Description of the task. Images must not appear in your copy; reproduce every other part of the records exactly.

Dataset entries.
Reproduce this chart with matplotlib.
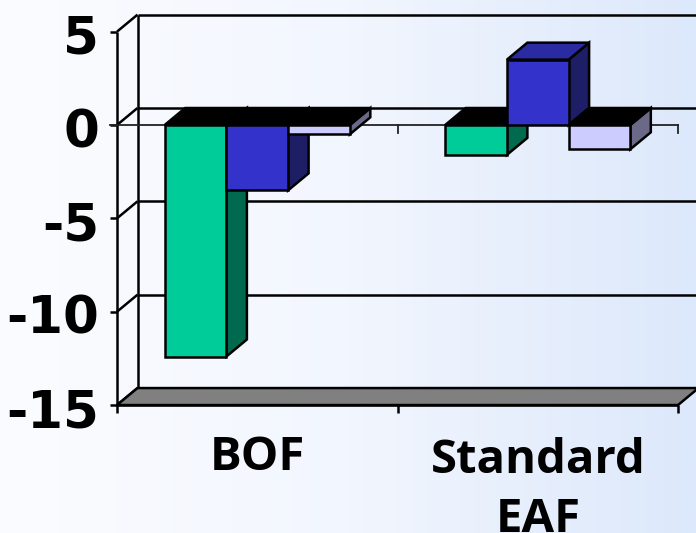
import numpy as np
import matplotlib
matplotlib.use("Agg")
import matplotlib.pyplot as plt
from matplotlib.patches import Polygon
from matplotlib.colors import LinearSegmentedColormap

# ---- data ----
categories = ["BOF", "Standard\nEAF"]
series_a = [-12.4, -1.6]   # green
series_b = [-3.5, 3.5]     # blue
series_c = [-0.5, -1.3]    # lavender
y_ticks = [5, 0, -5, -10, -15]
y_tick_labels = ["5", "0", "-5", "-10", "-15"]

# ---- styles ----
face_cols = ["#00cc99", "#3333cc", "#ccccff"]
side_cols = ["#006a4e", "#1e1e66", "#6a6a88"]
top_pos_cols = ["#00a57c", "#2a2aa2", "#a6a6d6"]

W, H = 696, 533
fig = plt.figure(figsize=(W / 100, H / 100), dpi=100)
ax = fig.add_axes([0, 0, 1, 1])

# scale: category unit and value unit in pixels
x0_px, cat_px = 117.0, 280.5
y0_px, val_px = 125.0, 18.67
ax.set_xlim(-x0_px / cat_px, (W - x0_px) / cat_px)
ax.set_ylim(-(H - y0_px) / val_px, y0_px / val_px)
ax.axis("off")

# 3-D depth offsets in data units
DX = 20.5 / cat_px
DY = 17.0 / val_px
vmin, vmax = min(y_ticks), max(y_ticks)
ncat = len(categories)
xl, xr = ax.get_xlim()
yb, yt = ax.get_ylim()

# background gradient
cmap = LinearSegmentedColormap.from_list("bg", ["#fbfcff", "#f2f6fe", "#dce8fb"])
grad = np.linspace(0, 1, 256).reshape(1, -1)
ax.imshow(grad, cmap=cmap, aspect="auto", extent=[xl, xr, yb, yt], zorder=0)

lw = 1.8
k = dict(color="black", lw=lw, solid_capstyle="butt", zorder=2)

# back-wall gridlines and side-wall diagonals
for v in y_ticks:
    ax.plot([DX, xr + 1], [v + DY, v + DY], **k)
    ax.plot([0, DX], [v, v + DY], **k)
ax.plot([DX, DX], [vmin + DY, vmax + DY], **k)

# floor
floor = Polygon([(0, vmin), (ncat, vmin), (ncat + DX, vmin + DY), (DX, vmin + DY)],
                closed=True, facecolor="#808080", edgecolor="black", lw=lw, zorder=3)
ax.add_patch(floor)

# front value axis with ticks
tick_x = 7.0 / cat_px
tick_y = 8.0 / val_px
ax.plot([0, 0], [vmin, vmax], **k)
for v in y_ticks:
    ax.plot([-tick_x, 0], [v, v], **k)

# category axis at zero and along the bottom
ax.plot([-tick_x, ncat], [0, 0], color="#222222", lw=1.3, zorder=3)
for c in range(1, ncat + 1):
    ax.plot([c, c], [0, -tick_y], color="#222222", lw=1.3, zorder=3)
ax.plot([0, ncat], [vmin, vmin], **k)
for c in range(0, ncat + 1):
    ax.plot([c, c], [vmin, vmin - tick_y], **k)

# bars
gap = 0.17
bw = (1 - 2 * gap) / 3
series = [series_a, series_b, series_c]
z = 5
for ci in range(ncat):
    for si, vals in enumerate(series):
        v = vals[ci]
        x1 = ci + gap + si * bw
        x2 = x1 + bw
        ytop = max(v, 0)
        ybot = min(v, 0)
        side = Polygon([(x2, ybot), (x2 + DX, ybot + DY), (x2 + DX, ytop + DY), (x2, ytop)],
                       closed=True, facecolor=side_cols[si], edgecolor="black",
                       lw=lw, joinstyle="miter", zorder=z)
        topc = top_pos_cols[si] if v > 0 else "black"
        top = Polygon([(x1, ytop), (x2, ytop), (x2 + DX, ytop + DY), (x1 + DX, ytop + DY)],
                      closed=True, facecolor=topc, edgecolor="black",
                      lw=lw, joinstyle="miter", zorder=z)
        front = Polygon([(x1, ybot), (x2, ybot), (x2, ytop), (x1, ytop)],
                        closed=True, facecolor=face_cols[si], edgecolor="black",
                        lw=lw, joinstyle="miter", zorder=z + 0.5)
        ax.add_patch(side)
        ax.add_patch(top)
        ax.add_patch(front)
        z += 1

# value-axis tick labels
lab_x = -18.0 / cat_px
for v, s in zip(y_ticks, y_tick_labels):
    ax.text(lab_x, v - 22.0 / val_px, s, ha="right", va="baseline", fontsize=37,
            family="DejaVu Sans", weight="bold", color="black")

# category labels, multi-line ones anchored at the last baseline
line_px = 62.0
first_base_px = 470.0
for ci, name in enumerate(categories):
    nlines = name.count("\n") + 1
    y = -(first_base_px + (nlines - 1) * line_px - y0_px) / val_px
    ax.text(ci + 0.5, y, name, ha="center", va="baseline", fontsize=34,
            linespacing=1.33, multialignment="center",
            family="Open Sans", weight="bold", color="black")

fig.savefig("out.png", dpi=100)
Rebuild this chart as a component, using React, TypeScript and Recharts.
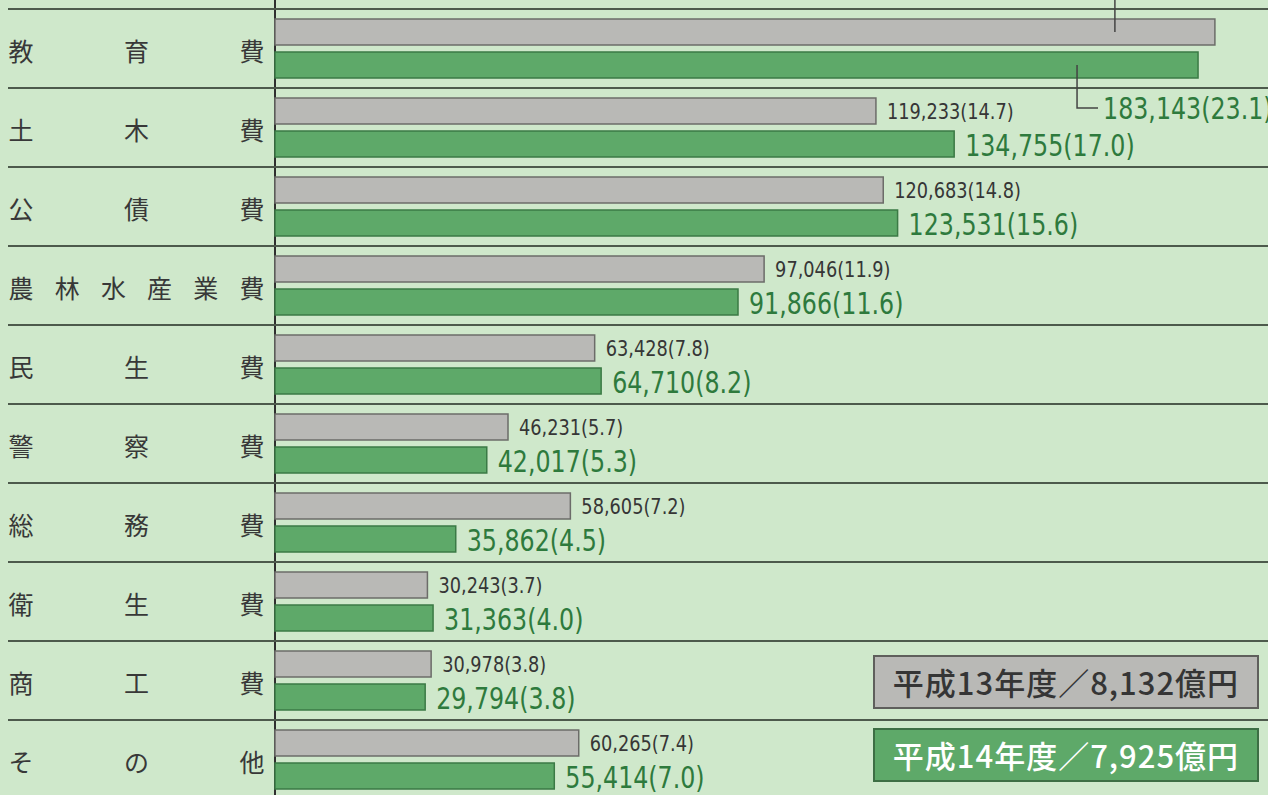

Exercise answer.
Reproduce this chart with matplotlib.
import numpy as np
import matplotlib
matplotlib.use("Agg")
import matplotlib.pyplot as plt
from matplotlib.patches import Polygon
from matplotlib.colors import LinearSegmentedColormap

# ---- data ----
categories = ["BOF", "Standard\nEAF"]
series_a = [-12.4, -1.6]   # green
series_b = [-3.5, 3.5]     # blue
series_c = [-0.5, -1.3]    # lavender
y_ticks = [5, 0, -5, -10, -15]
y_tick_labels = ["5", "0", "-5", "-10", "-15"]

# ---- styles ----
face_cols = ["#00cc99", "#3333cc", "#ccccff"]
side_cols = ["#006a4e", "#1e1e66", "#6a6a88"]
top_pos_cols = ["#00a57c", "#2a2aa2", "#a6a6d6"]

W, H = 696, 533
fig = plt.figure(figsize=(W / 100, H / 100), dpi=100)
ax = fig.add_axes([0, 0, 1, 1])

# scale: category unit and value unit in pixels
x0_px, cat_px = 117.0, 280.5
y0_px, val_px = 125.0, 18.67
ax.set_xlim(-x0_px / cat_px, (W - x0_px) / cat_px)
ax.set_ylim(-(H - y0_px) / val_px, y0_px / val_px)
ax.axis("off")

# 3-D depth offsets in data units
DX = 20.5 / cat_px
DY = 17.0 / val_px
vmin, vmax = min(y_ticks), max(y_ticks)
ncat = len(categories)
xl, xr = ax.get_xlim()
yb, yt = ax.get_ylim()

# background gradient
cmap = LinearSegmentedColormap.from_list("bg", ["#fbfcff", "#f2f6fe", "#dce8fb"])
grad = np.linspace(0, 1, 256).reshape(1, -1)
ax.imshow(grad, cmap=cmap, aspect="auto", extent=[xl, xr, yb, yt], zorder=0)

lw = 1.8
k = dict(color="black", lw=lw, solid_capstyle="butt", zorder=2)

# back-wall gridlines and side-wall diagonals
for v in y_ticks:
    ax.plot([DX, xr + 1], [v + DY, v + DY], **k)
    ax.plot([0, DX], [v, v + DY], **k)
ax.plot([DX, DX], [vmin + DY, vmax + DY], **k)

# floor
floor = Polygon([(0, vmin), (ncat, vmin), (ncat + DX, vmin + DY), (DX, vmin + DY)],
                closed=True, facecolor="#808080", edgecolor="black", lw=lw, zorder=3)
ax.add_patch(floor)

# front value axis with ticks
tick_x = 7.0 / cat_px
tick_y = 8.0 / val_px
ax.plot([0, 0], [vmin, vmax], **k)
for v in y_ticks:
    ax.plot([-tick_x, 0], [v, v], **k)

# category axis at zero and along the bottom
ax.plot([-tick_x, ncat], [0, 0], color="#222222", lw=1.3, zorder=3)
for c in range(1, ncat + 1):
    ax.plot([c, c], [0, -tick_y], color="#222222", lw=1.3, zorder=3)
ax.plot([0, ncat], [vmin, vmin], **k)
for c in range(0, ncat + 1):
    ax.plot([c, c], [vmin, vmin - tick_y], **k)

# bars
gap = 0.17
bw = (1 - 2 * gap) / 3
series = [series_a, series_b, series_c]
z = 5
for ci in range(ncat):
    for si, vals in enumerate(series):
        v = vals[ci]
        x1 = ci + gap + si * bw
        x2 = x1 + bw
        ytop = max(v, 0)
        ybot = min(v, 0)
        side = Polygon([(x2, ybot), (x2 + DX, ybot + DY), (x2 + DX, ytop + DY), (x2, ytop)],
                       closed=True, facecolor=side_cols[si], edgecolor="black",
                       lw=lw, joinstyle="miter", zorder=z)
        topc = top_pos_cols[si] if v > 0 else "black"
        top = Polygon([(x1, ytop), (x2, ytop), (x2 + DX, ytop + DY), (x1 + DX, ytop + DY)],
                      closed=True, facecolor=topc, edgecolor="black",
                      lw=lw, joinstyle="miter", zorder=z)
        front = Polygon([(x1, ybot), (x2, ybot), (x2, ytop), (x1, ytop)],
                        closed=True, facecolor=face_cols[si], edgecolor="black",
                        lw=lw, joinstyle="miter", zorder=z + 0.5)
        ax.add_patch(side)
        ax.add_patch(top)
        ax.add_patch(front)
        z += 1

# value-axis tick labels
lab_x = -18.0 / cat_px
for v, s in zip(y_ticks, y_tick_labels):
    ax.text(lab_x, v - 22.0 / val_px, s, ha="right", va="baseline", fontsize=37,
            family="DejaVu Sans", weight="bold", color="black")

# category labels, multi-line ones anchored at the last baseline
line_px = 62.0
first_base_px = 470.0
for ci, name in enumerate(categories):
    nlines = name.count("\n") + 1
    y = -(first_base_px + (nlines - 1) * line_px - y0_px) / val_px
    ax.text(ci + 0.5, y, name, ha="center", va="baseline", fontsize=34,
            linespacing=1.33, multialignment="center",
            family="Open Sans", weight="bold", color="black")

fig.savefig("out.png", dpi=100)
Rebuild this chart as a component, using React, TypeScript and Recharts.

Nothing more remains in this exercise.